Summary

## MC Prediction: State Values

Algorithms that solve the prediction problem determine the value function v_\pi (or q_\pi) corresponding to a policy \pi.
Methods that evaluate a policy \pi from interaction with the environment fall under one of two categories:
- On-policy methods have the agent interact with the environment by following the same policy \pi that it seeks to evaluate (or improve).
- Off-policy methods have the agent interact with the environment by following a policy b (where b\neq\pi) that is different from the policy that it seeks to evaluate (or improve).
Each occurrence of state s\in\mathcal{S} in an episode is called a visit to s.
There are two types of Monte Carlo (MC) prediction methods (for estimating v_\pi):
- First-visit MC estimates v_\pi(s) as the average of the returns following only first visits to s (that is, it ignores returns that are associated to later visits).
- Every-visit MC estimates v_\pi(s) as the average of the returns following all visits to s.

Each occurrence of the state-action pair s,a (s\in\mathcal{S},a\in\mathcal{A}) in an episode is called a visit to s,a.
There are two types of MC prediction methods (for estimating q_\pi):
- First-visit MC estimates q_\pi(s,a) as the average of the returns following only first visits to s,a (that is, it ignores returns that are associated to later visits).
- Every-visit MC estimates q_\pi(s,a) as the average of the returns following all visits to s,a.

Algorithms designed to solve the control problem determine the optimal policy \pi_* from interaction with the environment.
Generalized policy iteration (GPI) refers to the general method of using alternating rounds of policy evaluation and improvement in the search for an optimal policy, All of the reinforcement learning algorithms we examine in this course can be classified as GPI.

(In this concept, we derived an algorithm that keeps a running average of a sequence of numbers.)

(In this concept, we amended the policy evaluation step to update the value function after every episode of interaction.)

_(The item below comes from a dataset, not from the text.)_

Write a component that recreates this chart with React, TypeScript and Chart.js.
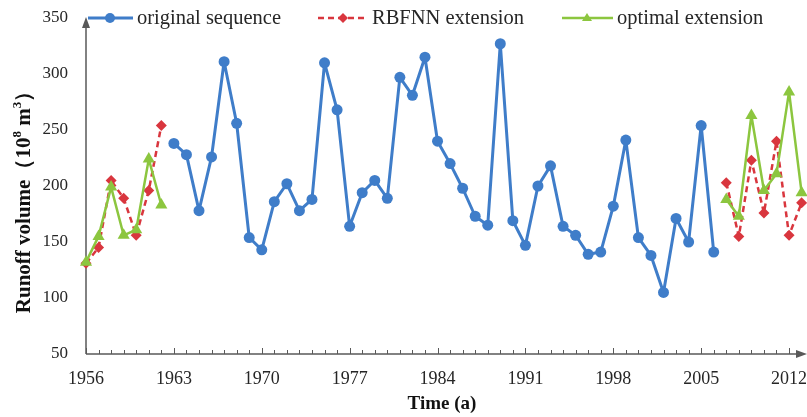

A policy is greedy with respect to an action-value function estimate Q if for every state s\in\mathcal{S}, it is guaranteed to select an action a\in\mathcal{A}(s) such that a = \arg\max_{a\in\mathcal{A}(s)}Q(s,a). (It is common to refer to the selected action as the greedy action.)
A policy is \epsilon-greedy with respect to an action-value function estimate Q if for every state s\in\mathcal{S},
- with probability 1-\epsilon, the agent selects the greedy action, and
- with probability \epsilon, the agent selects an action (uniformly) at random.

All reinforcement learning agents face the Exploration-Exploitation Dilemma, where they must find a way to balance the drive to behave optimally based on their current knowledge (exploitation) and the need to acquire knowledge to attain better judgment (exploration).
In order for MC control to converge to the optimal policy, the Greedy in the Limit with Infinite Exploration (GLIE) conditions must be met:
- every state-action pair s, a (for all s\in\mathcal{S} and a\in\mathcal{A}(s)) is visited infinitely many times, and
- the policy converges to a policy that is greedy with respect to the action-value function estimate Q.

(In this concept, we derived the algorithm for constant-\alpha MC control, which uses a constant step-size parameter \alpha.)
The step-size parameter \alpha must satisfy 0 < \alpha \leq 1. Higher values of \alpha will result in faster learning, but values of \alpha that are too high can prevent MC control from converging to \pi_*.